#### WHAT IS NEEDED:
Output all the data exactly. Pictures do not belong in the copy.

#### SUPPLIED INFORMATION:
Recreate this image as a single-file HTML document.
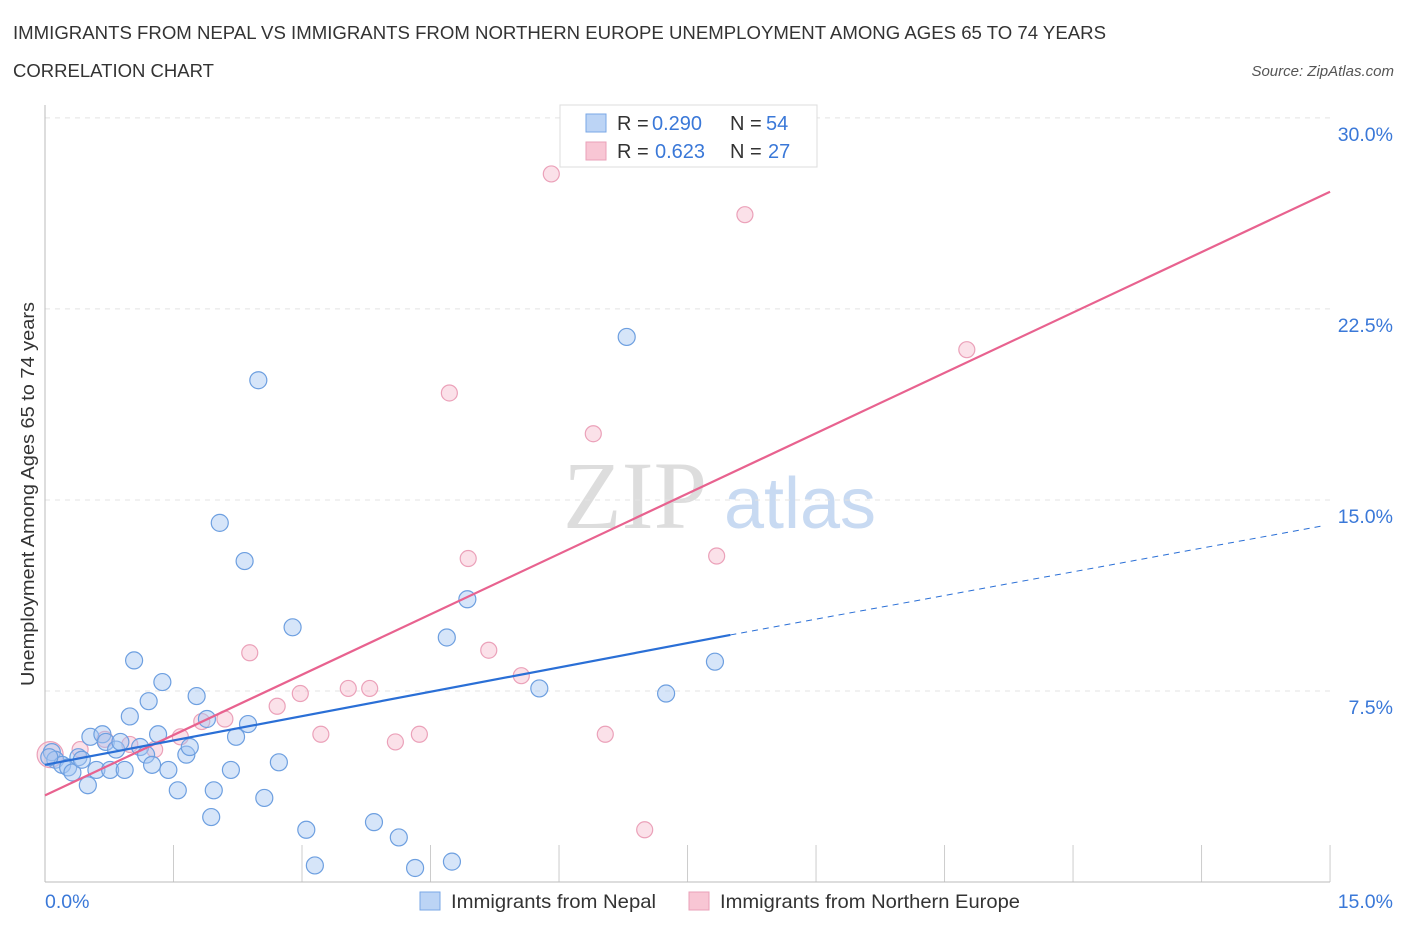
<!DOCTYPE html>
<html><head><meta charset="utf-8"><style>
body{margin:0;background:#fff;font-family:"Liberation Sans",sans-serif;}
svg{display:block}
</style></head><body>
<svg id="c" width="1406" height="930" viewBox="0 0 1406 930">
<text x="13" y="39" font-size="18" fill="#333" textLength="1093" lengthAdjust="spacingAndGlyphs">IMMIGRANTS FROM NEPAL VS IMMIGRANTS FROM NORTHERN EUROPE UNEMPLOYMENT AMONG AGES 65 TO 74 YEARS</text>
<text x="13" y="77" font-size="18" fill="#333" textLength="201" lengthAdjust="spacingAndGlyphs">CORRELATION CHART</text>
<text x="1394" y="76" font-size="15" fill="#555" font-style="italic" text-anchor="end">Source: ZipAtlas.com</text>
<text x="635" y="528" font-size="96" fill="#ddd" font-family="Liberation Serif,serif" text-anchor="middle">ZIP</text>
<text x="800" y="528" font-size="72" fill="#c8daf2" text-anchor="middle">atlas</text>
<g id="grid"></g>
<line x1="45" y1="105" x2="45" y2="882" stroke="#bbb"/>
<line x1="45" y1="882" x2="1330" y2="882" stroke="#bbb"/>
<text x="34" y="494" font-size="18" fill="#333" text-anchor="middle" textLength="384" lengthAdjust="spacingAndGlyphs" transform="rotate(-90 34 494)">Unemployment Among Ages 65 to 74 years</text>
<text x="45" y="908" font-size="19.5" fill="#3a78d8">0.0%</text>
<text x="1393" y="908" font-size="19.5" fill="#3a78d8" text-anchor="end">15.0%</text>
<g id="pts"></g>
<g id="lines"></g>
<g>
<rect x="560" y="105" width="257" height="62" fill="#fff" stroke="#ddd"/>
<rect x="586" y="114" width="20" height="18" fill="#bcd4f5" stroke="#7aa7e6"/>
<rect x="586" y="142" width="20" height="18" fill="#f8c6d4" stroke="#eaa0b8"/>
<text x="617" y="130" font-size="20" fill="#333">R =</text>
<text x="652" y="130" font-size="20" fill="#3a78d8">0.290</text>
<text x="730" y="130" font-size="20" fill="#333">N =</text>
<text x="766" y="130" font-size="20" fill="#3a78d8">54</text>
<text x="617" y="158" font-size="20" fill="#333">R =</text>
<text x="655" y="158" font-size="20" fill="#3a78d8">0.623</text>
<text x="730" y="158" font-size="20" fill="#333">N =</text>
<text x="768" y="158" font-size="20" fill="#3a78d8">27</text>
</g>
<g>
<rect x="420" y="892" width="20" height="18" fill="#bcd4f5" stroke="#7aa7e6"/>
<text x="451" y="908" font-size="19.5" fill="#333" textLength="205" lengthAdjust="spacingAndGlyphs">Immigrants from Nepal</text>
<rect x="689" y="892" width="20" height="18" fill="#f8c6d4" stroke="#eaa0b8"/>
<text x="720" y="908" font-size="19.5" fill="#333" textLength="300" lengthAdjust="spacingAndGlyphs">Immigrants from Northern Europe</text>
</g>
</svg>
<script>
const yTicks=[7.5,15,22.5,30];
const yTickLabels=["7.5%","15.0%","22.5%","30.0%"];
const xTicks=[0,1.5,3,4.5,6,7.5,9,10.5,12,13.5,15];
const nepalX=[0.08,0.12,0.2,0.27,0.32,0.39,0.43,0.5,0.53,0.6,0.67,0.71,0.76,0.83,0.88,0.93,0.99,1.04,1.11,1.18,1.21,1.25,1.32,1.37,1.44,1.55,1.65,1.69,1.77,1.89,1.94,1.97,2.04,2.17,2.23,2.33,2.37,2.49,2.56,2.73,2.89,3.05,3.15,3.84,4.13,4.32,4.69,4.75,4.93,5.77,6.79,7.25,7.82,0.05];
const nepalY=[5.1,4.8,4.6,4.5,4.3,4.9,4.8,3.8,5.7,4.4,5.8,5.5,4.4,5.2,5.5,4.4,6.5,8.7,5.3,5.0,7.1,4.6,5.8,7.85,4.4,3.6,5.0,5.3,7.3,6.4,2.55,3.6,14.1,4.4,5.7,12.6,6.2,19.7,3.3,4.7,10.0,2.05,0.65,2.35,1.75,0.55,9.6,0.8,11.1,7.6,21.4,7.4,8.65,4.9];
const neX=[0.06,0.41,0.7,0.99,1.28,1.58,1.83,2.1,2.39,2.71,2.98,3.22,3.54,3.79,4.09,4.37,4.72,4.94,5.18,5.56,5.91,6.4,6.54,7.0,7.84,8.17,10.76];
const neY=[5.0,5.2,5.6,5.4,5.2,5.7,6.3,6.4,9.0,6.9,7.4,5.8,7.6,7.6,5.5,5.8,19.2,12.7,9.1,8.1,27.8,17.6,5.8,2.05,12.8,26.2,20.9];
const nepalFit=[[0,4.6],[8.0,9.7],[15,14.0]];
const neFit=[[0,3.4],[15,27.1]];
const NS="http://www.w3.org/2000/svg";
const sx=v=>45+v*85.67, sy=v=>882-v*25.47;
function mk(t,a,p){const e=document.createElementNS(NS,t);for(const k in a)e.setAttribute(k,a[k]);p.appendChild(e);return e;}
const g=document.getElementById('grid');
yTicks.forEach((v,i)=>{
 const l=mk('line',{x1:45,x2:1330,y1:sy(v),y2:sy(v),stroke:'#e3e3e3','stroke-dasharray':'5,5'},g);
 
 
 const t=mk('text',{x:1393,y:sy(v)+23,'font-size':19.5,fill:'#3a78d8','text-anchor':'end'},g);
 t.textContent=yTickLabels[i];
 
 
});
xTicks.forEach(v=>{
 const l=mk('line',{x1:sx(v),x2:sx(v),y1:845,y2:882,stroke:'#ccc'},g);
 
 
});
const p=document.getElementById('pts');
neX.forEach((x,i)=>{
 const c=mk('circle',{cx:sx(x),cy:sy(neY[i]),r:i==0?13:8,fill:'rgba(246,180,200,0.4)',stroke:'#eba1b9','stroke-width':1.2},p);
 
 
});
nepalX.forEach((x,i)=>{
 const c=mk('circle',{cx:sx(x),cy:sy(nepalY[i]),r:8.5,fill:'rgba(165,198,242,0.45)',stroke:'#6d9fe0','stroke-width':1.2},p);
 
 
});
const L=document.getElementById('lines');
let a=mk('line',{x1:sx(neFit[0][0]),y1:sy(neFit[0][1]),x2:sx(neFit[1][0]),y2:sy(neFit[1][1]),stroke:'#e8628f','stroke-width':2.2},L);


a=mk('line',{x1:sx(nepalFit[0][0]),y1:sy(nepalFit[0][1]),x2:sx(nepalFit[1][0]),y2:sy(nepalFit[1][1]),stroke:'#2a6fd6','stroke-width':2.2},L);


a=mk('line',{x1:sx(nepalFit[1][0]),y1:sy(nepalFit[1][1]),x2:sx(nepalFit[2][0])-5,y2:sy(nepalFit[2][1]),stroke:'#2a6fd6','stroke-width':1,'stroke-dasharray':'6,5'},L);


</script>
</body></html>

#### ANSWER BELOW:
Recreate this image as a single-file HTML document.
<!DOCTYPE html>
<html><head><meta charset="utf-8"><style>
body{margin:0;background:#fff;font-family:"Liberation Sans",sans-serif;}
svg{display:block}
</style></head><body>
<svg id="c" width="1406" height="930" viewBox="0 0 1406 930">
<text x="13" y="39" font-size="18" fill="#333" textLength="1093" lengthAdjust="spacingAndGlyphs">IMMIGRANTS FROM NEPAL VS IMMIGRANTS FROM NORTHERN EUROPE UNEMPLOYMENT AMONG AGES 65 TO 74 YEARS</text>
<text x="13" y="77" font-size="18" fill="#333" textLength="201" lengthAdjust="spacingAndGlyphs">CORRELATION CHART</text>
<text x="1394" y="76" font-size="15" fill="#555" font-style="italic" text-anchor="end">Source: ZipAtlas.com</text>
<text x="635" y="528" font-size="96" fill="#ddd" font-family="Liberation Serif,serif" text-anchor="middle">ZIP</text>
<text x="800" y="528" font-size="72" fill="#c8daf2" text-anchor="middle">atlas</text>
<g id="grid"></g>
<line x1="45" y1="105" x2="45" y2="882" stroke="#bbb"/>
<line x1="45" y1="882" x2="1330" y2="882" stroke="#bbb"/>
<text x="34" y="494" font-size="18" fill="#333" text-anchor="middle" textLength="384" lengthAdjust="spacingAndGlyphs" transform="rotate(-90 34 494)">Unemployment Among Ages 65 to 74 years</text>
<text x="45" y="908" font-size="19.5" fill="#3a78d8">0.0%</text>
<text x="1393" y="908" font-size="19.5" fill="#3a78d8" text-anchor="end">15.0%</text>
<g id="pts"></g>
<g id="lines"></g>
<g>
<rect x="560" y="105" width="257" height="62" fill="#fff" stroke="#ddd"/>
<rect x="586" y="114" width="20" height="18" fill="#bcd4f5" stroke="#7aa7e6"/>
<rect x="586" y="142" width="20" height="18" fill="#f8c6d4" stroke="#eaa0b8"/>
<text x="617" y="130" font-size="20" fill="#333">R =</text>
<text x="652" y="130" font-size="20" fill="#3a78d8">0.290</text>
<text x="730" y="130" font-size="20" fill="#333">N =</text>
<text x="766" y="130" font-size="20" fill="#3a78d8">54</text>
<text x="617" y="158" font-size="20" fill="#333">R =</text>
<text x="655" y="158" font-size="20" fill="#3a78d8">0.623</text>
<text x="730" y="158" font-size="20" fill="#333">N =</text>
<text x="768" y="158" font-size="20" fill="#3a78d8">27</text>
</g>
<g>
<rect x="420" y="892" width="20" height="18" fill="#bcd4f5" stroke="#7aa7e6"/>
<text x="451" y="908" font-size="19.5" fill="#333" textLength="205" lengthAdjust="spacingAndGlyphs">Immigrants from Nepal</text>
<rect x="689" y="892" width="20" height="18" fill="#f8c6d4" stroke="#eaa0b8"/>
<text x="720" y="908" font-size="19.5" fill="#333" textLength="300" lengthAdjust="spacingAndGlyphs">Immigrants from Northern Europe</text>
</g>
</svg>
<script>
const yTicks=[7.5,15,22.5,30];
const yTickLabels=["7.5%","15.0%","22.5%","30.0%"];
const xTicks=[0,1.5,3,4.5,6,7.5,9,10.5,12,13.5,15];
const nepalX=[0.08,0.12,0.2,0.27,0.32,0.39,0.43,0.5,0.53,0.6,0.67,0.71,0.76,0.83,0.88,0.93,0.99,1.04,1.11,1.18,1.21,1.25,1.32,1.37,1.44,1.55,1.65,1.69,1.77,1.89,1.94,1.97,2.04,2.17,2.23,2.33,2.37,2.49,2.56,2.73,2.89,3.05,3.15,3.84,4.13,4.32,4.69,4.75,4.93,5.77,6.79,7.25,7.82,0.05];
const nepalY=[5.1,4.8,4.6,4.5,4.3,4.9,4.8,3.8,5.7,4.4,5.8,5.5,4.4,5.2,5.5,4.4,6.5,8.7,5.3,5.0,7.1,4.6,5.8,7.85,4.4,3.6,5.0,5.3,7.3,6.4,2.55,3.6,14.1,4.4,5.7,12.6,6.2,19.7,3.3,4.7,10.0,2.05,0.65,2.35,1.75,0.55,9.6,0.8,11.1,7.6,21.4,7.4,8.65,4.9];
const neX=[0.06,0.41,0.7,0.99,1.28,1.58,1.83,2.1,2.39,2.71,2.98,3.22,3.54,3.79,4.09,4.37,4.72,4.94,5.18,5.56,5.91,6.4,6.54,7.0,7.84,8.17,10.76];
const neY=[5.0,5.2,5.6,5.4,5.2,5.7,6.3,6.4,9.0,6.9,7.4,5.8,7.6,7.6,5.5,5.8,19.2,12.7,9.1,8.1,27.8,17.6,5.8,2.05,12.8,26.2,20.9];
const nepalFit=[[0,4.6],[8.0,9.7],[15,14.0]];
const neFit=[[0,3.4],[15,27.1]];
const NS="http://www.w3.org/2000/svg";
const sx=v=>45+v*85.67, sy=v=>882-v*25.47;
function mk(t,a,p){const e=document.createElementNS(NS,t);for(const k in a)e.setAttribute(k,a[k]);p.appendChild(e);return e;}
const g=document.getElementById('grid');
yTicks.forEach((v,i)=>{
 const l=mk('line',{x1:45,x2:1330,y1:sy(v),y2:sy(v),stroke:'#e3e3e3','stroke-dasharray':'5,5'},g);
 
 
 const t=mk('text',{x:1393,y:sy(v)+23,'font-size':19.5,fill:'#3a78d8','text-anchor':'end'},g);
 t.textContent=yTickLabels[i];
 
 
});
xTicks.forEach(v=>{
 const l=mk('line',{x1:sx(v),x2:sx(v),y1:845,y2:882,stroke:'#ccc'},g);
 
 
});
const p=document.getElementById('pts');
neX.forEach((x,i)=>{
 const c=mk('circle',{cx:sx(x),cy:sy(neY[i]),r:i==0?13:8,fill:'rgba(246,180,200,0.4)',stroke:'#eba1b9','stroke-width':1.2},p);
 
 
});
nepalX.forEach((x,i)=>{
 const c=mk('circle',{cx:sx(x),cy:sy(nepalY[i]),r:8.5,fill:'rgba(165,198,242,0.45)',stroke:'#6d9fe0','stroke-width':1.2},p);
 
 
});
const L=document.getElementById('lines');
let a=mk('line',{x1:sx(neFit[0][0]),y1:sy(neFit[0][1]),x2:sx(neFit[1][0]),y2:sy(neFit[1][1]),stroke:'#e8628f','stroke-width':2.2},L);


a=mk('line',{x1:sx(nepalFit[0][0]),y1:sy(nepalFit[0][1]),x2:sx(nepalFit[1][0]),y2:sy(nepalFit[1][1]),stroke:'#2a6fd6','stroke-width':2.2},L);


a=mk('line',{x1:sx(nepalFit[1][0]),y1:sy(nepalFit[1][1]),x2:sx(nepalFit[2][0])-5,y2:sy(nepalFit[2][1]),stroke:'#2a6fd6','stroke-width':1,'stroke-dasharray':'6,5'},L);


</script>
</body></html>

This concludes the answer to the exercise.